Bobcats in Good Harbor BayThis photo of three bobcats in Leelanau County has gone viral on Facebook around here! The adorable big cats were perched on the bluffs of Good Harbor Bay in Leland just a few days before Christmas when Dan McDavid got the picture.

“My wife, Susan, and I looked out the window and saw two bobcats sitting there – and then a third walked up!” Dan said. He added that they have seen bobcats periodically over the years by their home, but this was a rare treat.

Soon after, UpNorthLive News Personality Joe Charlevoix posted the photo and it was shared almost 1,000 times in just a few hours! And while bobcats are not rare in Northern Michigan, catching one on camera is – let alone three!

For those hoping to see bobcats in the area, here are a few tips on their habitat and behavior.


Where can I see them?

  • Bobcats are common but elusive and nocturnal. Keep a sharp eye out – bobcats are almost always on the move when you see them. They can run up to 30mph!
  • Bobcats are afraid of humans and are unlikely to attack.
  • They usually travel alone and at dawn or dusk. Most sightings are a few hours after sunrise or a few hours before sunset.
  • Bobcats remain active year-round and do not hibernate.
  • During the day, bobcats sleep and rest in dens, often in a hollow tree. They keep several dens in their home range. Their range is usually 6 to 25 square miles.
  • You might see them in the forest, crossing the road – or on a bluff!


What do they look like?

  • Their distinct feature is their short bobbed tail, which is 4-6 inches in length.
  • They are two or three times the size of domestic cats.
  • They weigh between 15-40 lbs.
  • Their body is 2-3.5 feet long
  • They have tufted, pointed ears with large, black spots on the backsides.
  • Their back legs are significantly longer than their front legs.
  • Their hunting running gait is another way that a bobcat lives up to its name: they sometimes run like a rabbit, placing their hind feet in the same place as their front feet. This style of running creates a bobbing appearance when they run.

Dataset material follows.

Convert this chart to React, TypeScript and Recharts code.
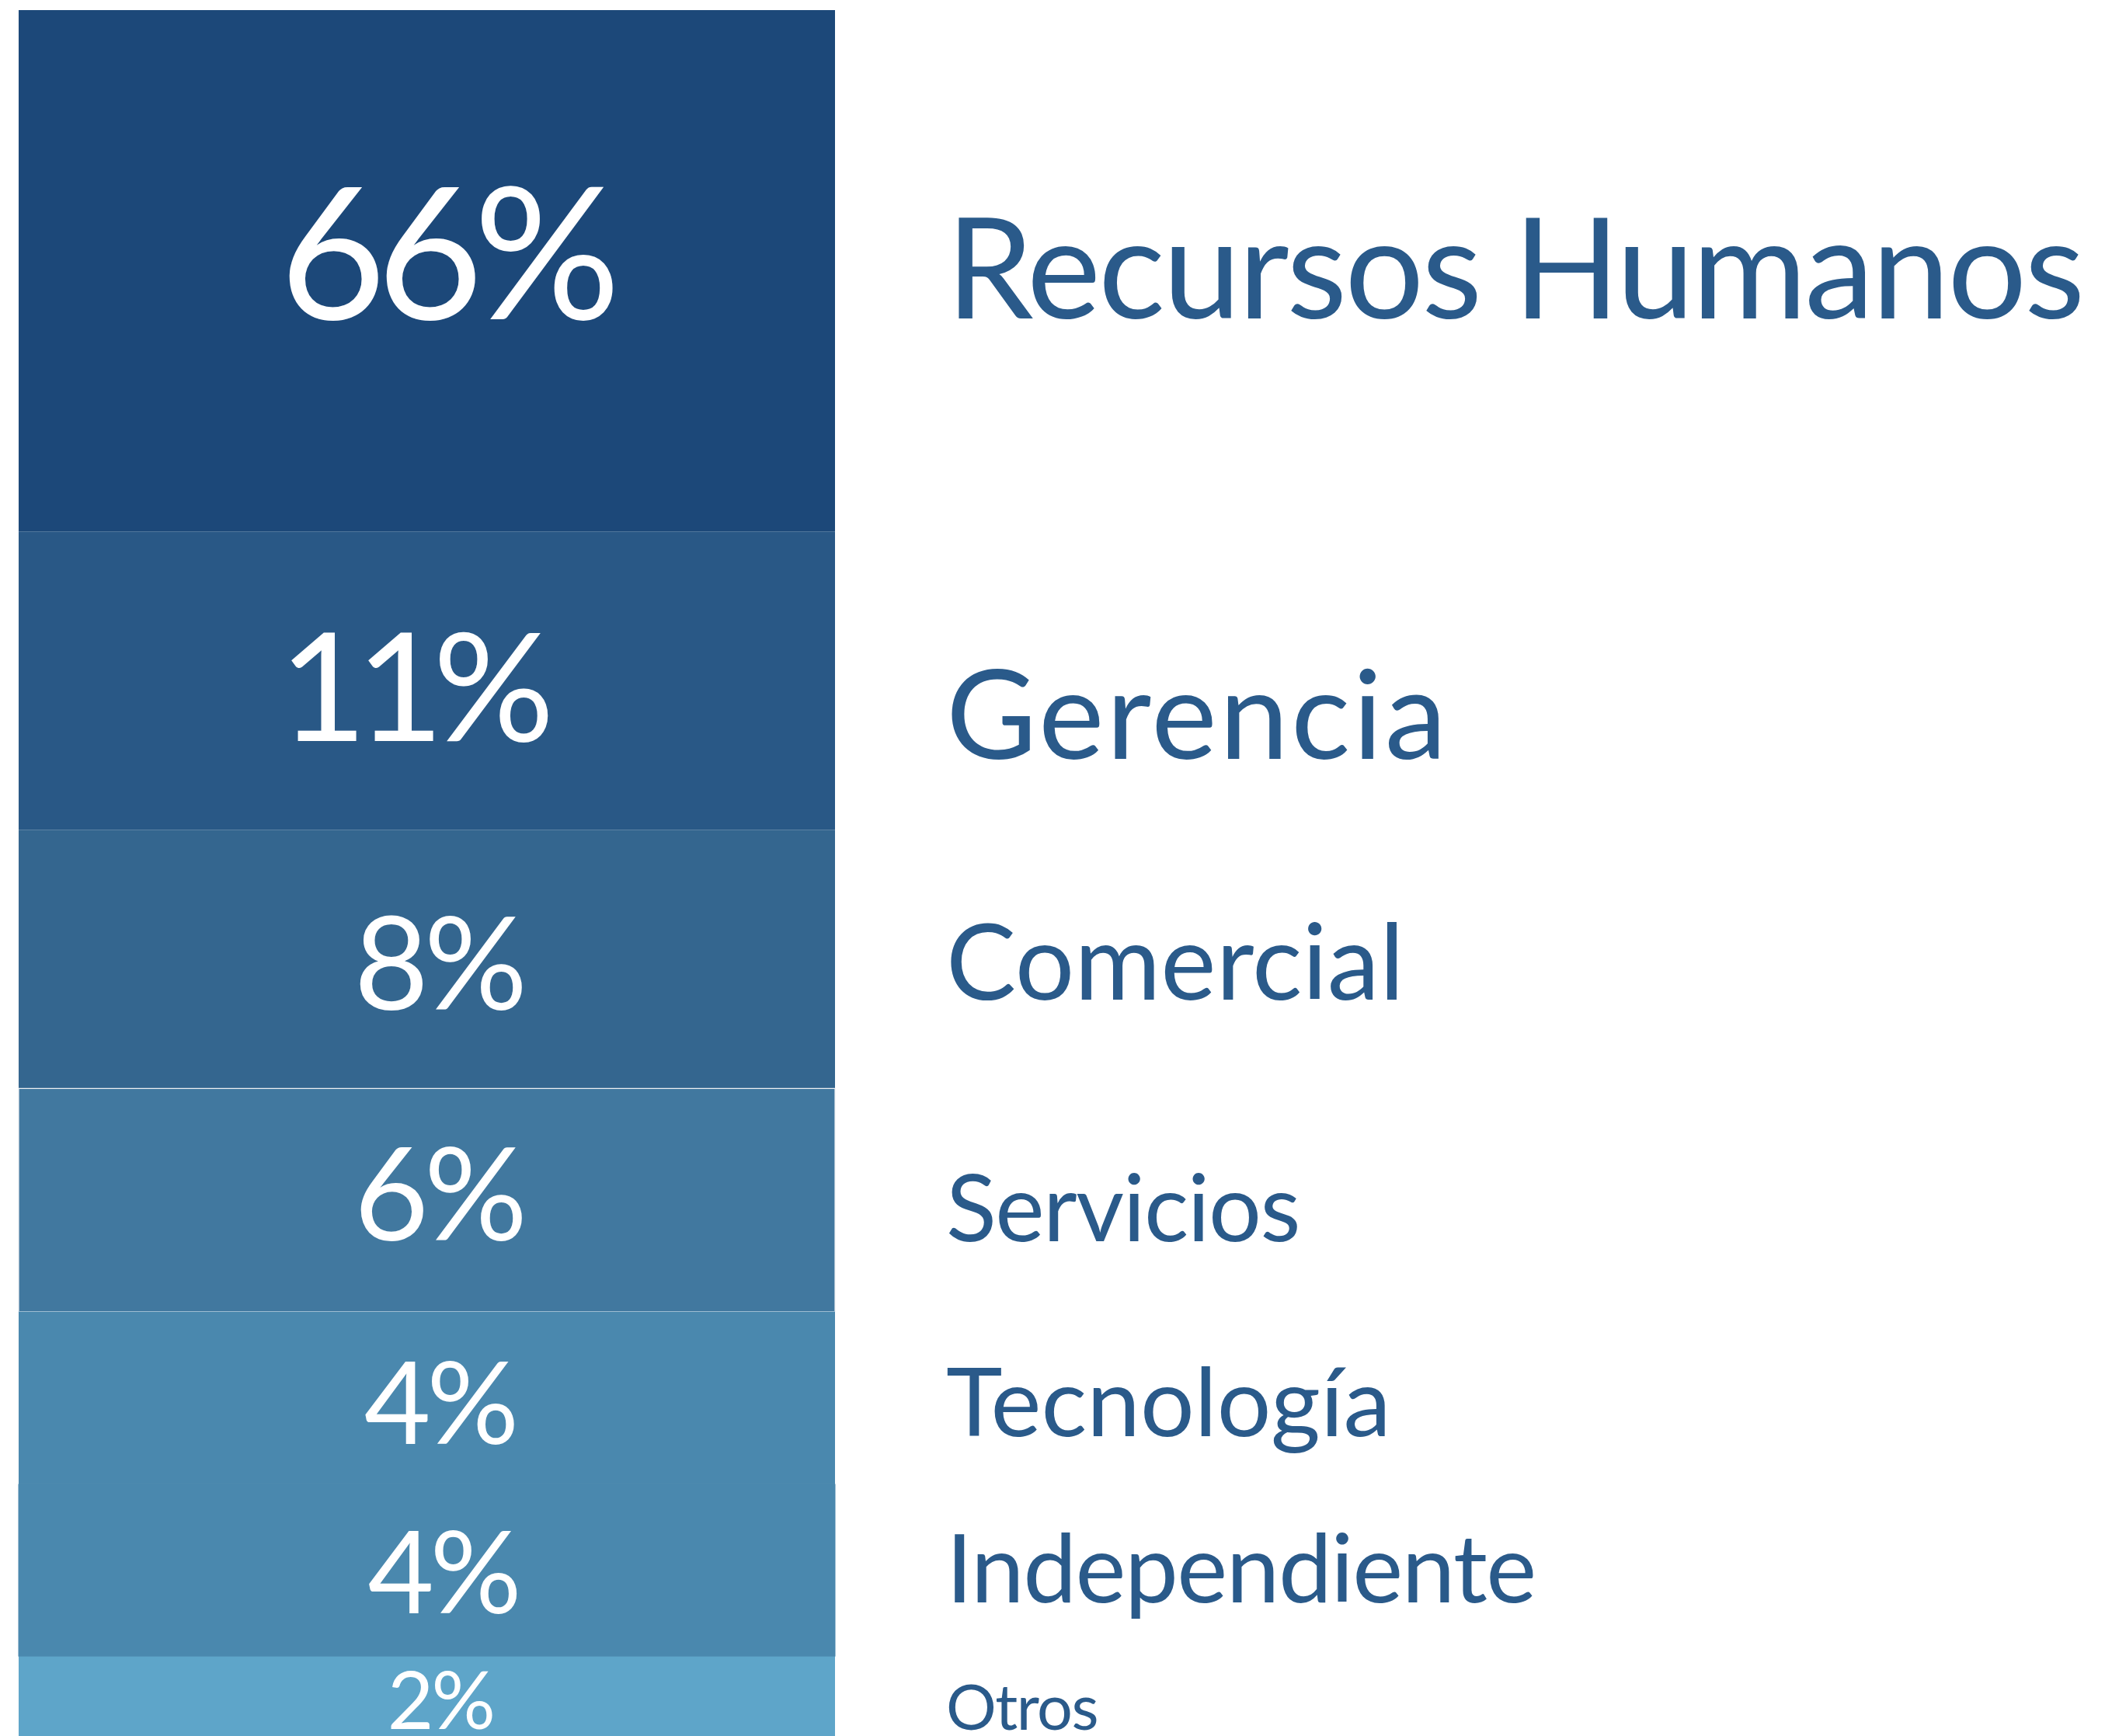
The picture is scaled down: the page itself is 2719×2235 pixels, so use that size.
import React from 'react';
import { BarChart, Bar, XAxis, YAxis, LabelList } from 'recharts';

// ---- data ----
const categories = ['Recursos Humanos', 'Gerencia', 'Comercial', 'Servicios', 'Tecnología', 'Independiente', 'Otros'];
const shares = [66, 11, 8, 6, 4, 4, 2];
const percentLabels = ['66%', '11%', '8%', '6%', '4%', '4%', '2%'];

// ---- styles ----
const colors = ['#1C4879', '#295886', '#34668F', '#41789F', '#4A88AE', '#4A88AE', '#5EA5C9'];
const percentFontSize = [236, 195, 166, 166, 148, 147, 103];
const percentSpacing = [-12, -14, -6, -6, -5, -5, -3];
const percentDx = [0, -45, -6, -6, -4, 0, -2];
const percentDy = [-22, 8, 6, -7, 6, 3, 1];
const nameFontSize = [180, 160, 135, 120, 123, 123, 81];
const nameSpacing = [-3, 3, 0, -1.5, 0, -1.5, -1.5];
const nameDy = [-3, 43, 4, 10, 5, -3, 10];
const TEXT_COLOR = '#2A5A8A';
const FONT = 'Lato, "Open Sans", sans-serif';

// The infographic compresses block heights logarithmically
const keys = categories.map((_, i) => `s${i}`);
const row: Record<string, number | string> = { name: 'Área' };
shares.forEach((v, i) => {
  row[keys[i]] = Math.log(v);
});
const chartData = [row];
const total = shares.reduce((a, v) => a + Math.log(v), 0);

const PAGE_W = 2719;
const PAGE_H = 2235;
const TOP = 13;
const LEFT = 24;
const BAR_RIGHT = 1075;
const PX_PER_UNIT = 160.2;
const CHART_H = TOP + total * PX_PER_UNIT;

const renderLabel = (p: any, i: number) => {
  const x = Number(p.x);
  const y = Number(p.y);
  const w = Number(p.width);
  const h = Number(p.height);
  const cy = y + h / 2;
  const pf = percentFontSize[i];
  const nf = nameFontSize[i];
  return (
    <g key={`lbl-${i}`}>
      <text
        x={x + w / 2 + 18 - percentSpacing[i] / 2 + percentDx[i]}
        y={cy + pf * 0.358 + percentDy[i]}
        textAnchor="middle"
        fill="#FFFFFF"
        fontSize={pf}
        fontFamily={FONT}
        letterSpacing={percentSpacing[i]}
      >
        {percentLabels[i]}
      </text>
      <text
        x={x + w + 143}
        y={cy + nf * 0.358 + nameDy[i]}
        fill={TEXT_COLOR}
        fontSize={nf}
        fontFamily={FONT}
        letterSpacing={nameSpacing[i]}
      >
        {categories[i]}
      </text>
    </g>
  );
};

export default function App() {
  return (
    <div
      style={{
        position: 'absolute',
        left: 0,
        top: 0,
        width: PAGE_W,
        height: PAGE_H,
        overflow: 'hidden',
        background: '#FFFFFF',
      }}
    >
      <BarChart
        width={PAGE_W}
        height={CHART_H}
        data={chartData}
        margin={{ top: TOP, left: LEFT, right: PAGE_W - BAR_RIGHT, bottom: 0 }}
        barCategoryGap={0}
        barGap={0}
      >
        <XAxis dataKey="name" type="category" hide height={0} />
        <YAxis type="number" hide width={0} domain={[0, total]} reversed allowDataOverflow />
        {keys.map((k, i) => (
          <Bar
            key={k}
            dataKey={k}
            stackId="a"
            fill={colors[i]}
            stroke={i === 3 ? '#EEF0F4' : i === 5 ? colors[i] : 'none'}
            strokeWidth={i === 3 ? 1.2 : i === 5 ? 1 : 0}
            isAnimationActive={false}
          >
            <LabelList dataKey={k} content={(p: any) => renderLabel(p, i)} />
          </Bar>
        ))}
      </BarChart>
    </div>
  );
}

Was that a bobcat… or a cougar?

  • Bobcats are often confused with cougars. The differences: Bobcats have pointy ears and a bobbed tail, while cougars have small, rounded ears and a long tail (2-3.5 feet alone!). Cougars are at least twice as large as a bobcat.
  • And… there’s still plenty of debate on whether Leelanau County even has cougars. Bobcats, however, are plentiful. Odds are, if you see a big kitty running through the woods, you’ve seen a bobcat – no reason to panic! Here’s what the National Park Service reports on cougars in the Sleeping Bear Dunes area.


What Do Bobcats Eat?

  • Since most bobcats will avoid humans, they typically aren’t a threat to house pets near homes. They prey on mice, squirrels, small fawns, chickens, wild birds, and rabbits.


What do they sound like?

  • Like most cats, they can be heard growling, hissing, meowing, yelping, screaming, howling, and squalling. And unlike most cats, barking!
  • Bobcats communicate in response to fear, mating, anger, and predators. This website has an awesome – eerie and scary! – video of bobcat sounds!
  • Bobcats are often said to sound like a woman screaming or a baby crying. They are more than a little unsettling to hear in the night!


Overall, if you happen to see a bobcat in Leelanau County, consider yourself very lucky! It’s like winning the lottery to see these majestic, elusive, and beautiful cats in the wild. If you see three – get a pic!


Thank you Dan McDavid for sharing your photo with us.